Originally Posted by Bernhard
Dummit and Foote Section 4.4 Automorphisms Exercise 1 reads as follows:

Let $\displaystyle \sigma \in Aut(G)$ and $\displaystyle \phi_g$ is conjugation by g, prove that $\displaystyle \sigma \phi_g \sigma^{-1}$ = $\displaystyle \phi_{\sigma (g)}$.

Deduce that Inn(G) is a normal subgroup of Aut(G)

================================================== ====

A start to the proof is as follows:

$\displaystyle \sigma \phi_g \sigma^{-1}$

= $\displaystyle \sigma (\phi_g (\sigma^{-1} (x)))$

= $\displaystyle \sigma (g. \sigma^{-1} (x). g^{-1} )$

= $\displaystyle \sigma (g). x . \sigma (g^{-1} )$

= $\displaystyle \sigma (g). x . {[\sigma (g)]}^{-1}$

Thus $\displaystyle \sigma \phi_g \sigma^{-1}$ = $\displaystyle \phi_{\sigma (g)}$.

My question is - how do we use this result to show Inn(G) is a normal subgroup of Aut(G)?

Peter
Well, you first need to show that Inn is a subgroup.
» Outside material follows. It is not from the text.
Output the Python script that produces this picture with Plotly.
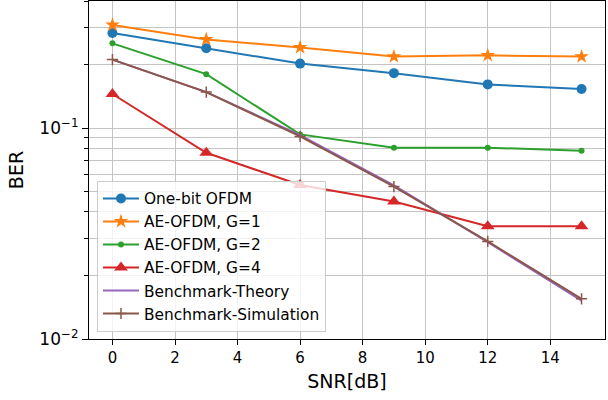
import numpy as np
import plotly.graph_objects as go

snr = [0, 3, 6, 9, 12, 15]
one_bit = [0.282, 0.239, 0.202, 0.182, 0.161, 0.153]
ae_g1 = [0.308, 0.263, 0.241, 0.218, 0.221, 0.218]
ae_g2 = [0.252, 0.180, 0.0933, 0.0807, 0.0807, 0.078]
ae_g4 = [0.145, 0.0763, 0.0537, 0.0448, 0.0342, 0.0342]
bench_theory = [0.211, 0.148, 0.0925, 0.0535, 0.0288, 0.0152]
bench_sim = [0.211, 0.148, 0.0912, 0.0528, 0.0290, 0.0155]

x_ticks = [0, 2, 4, 6, 8, 10, 12, 14]
y_major = [0.01, 0.1]
y_major_text = ["10<sup>−2</sup>", "10<sup>−1</sup>"]
y_minor = [k * 0.01 for k in range(2, 10)] + [k * 0.1 for k in range(2, 5)]

FONT = "DejaVu Sans"
fig = go.Figure()

series = [
    ("One-bit OFDM", one_bit, "#1f77b4", "circle", 10),
    ("AE-OFDM, G=1", ae_g1, "#ff7f0e", "star", 11),
    ("AE-OFDM, G=2", ae_g2, "#2ca02c", "circle", 6),
    ("AE-OFDM, G=4", ae_g4, "#d62728", "triangle-up", 12),
]
for name, ys, col, sym, sz in series:
    fig.add_trace(go.Scatter(x=snr, y=ys, name=name, mode="lines+markers",
                             line=dict(color=col, width=2),
                             marker=dict(symbol=sym, size=sz, color=col)))
fig.add_trace(go.Scatter(x=snr, y=bench_theory, name="Benchmark-Theory", mode="lines",
                         line=dict(color="#9467bd", width=2)))
fig.add_trace(go.Scatter(x=snr, y=bench_sim, name="Benchmark-Simulation", mode="lines+markers",
                         line=dict(color="#8c564b", width=2),
                         marker=dict(symbol="cross-thin", size=8,
                                     line=dict(color="#8c564b", width=1.5))))

fig.update_layout(
    width=608, height=400,
    margin=dict(l=89, r=3, t=1, b=61),
    paper_bgcolor="white", plot_bgcolor="white",
    font=dict(family=FONT, size=15, color="black"),
    showlegend=True,
    legend=dict(x=0.0155, y=0.021, xanchor="left", yanchor="bottom",
                bgcolor="rgba(255,255,255,0.8)", bordercolor="#cccccc", borderwidth=1,
                font=dict(family=FONT, size=15.4), tracegroupgap=0, itemwidth=36),
)
fig.update_xaxes(range=[-0.75, 15.75], tickvals=x_ticks, ticks="outside", ticklen=5,
                 tickfont=dict(size=15), automargin=False,
                 tickcolor="black", showline=True, linecolor="black", linewidth=1.2, mirror=True,
                 showgrid=True, gridcolor="#c4c4c4", gridwidth=1.2, zeroline=False,
                 title=dict(text="SNR[dB]", font=dict(size=19, family=FONT), standoff=8))
fig.update_yaxes(type="log", range=[-2, np.log10(0.4)], tickvals=y_major, ticktext=y_major_text,
                 ticks="outside", ticklen=6, tickcolor="black", tickfont=dict(size=17),
                 automargin=False,
                 showline=True, linecolor="black", linewidth=1.2, mirror=True,
                 showgrid=True, gridcolor="#c4c4c4", gridwidth=1.2, zeroline=False,
                 minor=dict(tickvals=y_minor, ticks="outside", ticklen=4, tickcolor="black",
                            showgrid=True, gridcolor="#c4c4c4", gridwidth=1.2),
                 title=dict(text="BER", font=dict(size=19, family=FONT), standoff=10))

fig.write_html("out.html", config={"displayModeBar": False},
               post_script="document.body.style.margin='0px';")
I am assuming you have done this?

Now, a normal subgroup, $\displaystyle N\unlhd G$, is a subgroup whhere $\displaystyle xyx^{-1}\in N$ for all $\displaystyle y\in N$ and $\displaystyle x\in G$. So...you took an arbitrary automorphism, $\displaystyle \sigma$, and an arbitrary inner automorphism, $\displaystyle \phi_g$, and showed that $\displaystyle \sigma\phi_g\sigma^{-1}=\phi_{\simga(g)}\in \operatorname{Inn}(G)$ which is precisely what you want. Here, $\displaystyle x:=\sigma$, $\displaystyle y:=\phi_g$, $\displaystyle G:=\operatorname{Aut}(G)$ and $\displaystyle N:=\operatorname{Inn}(G)$.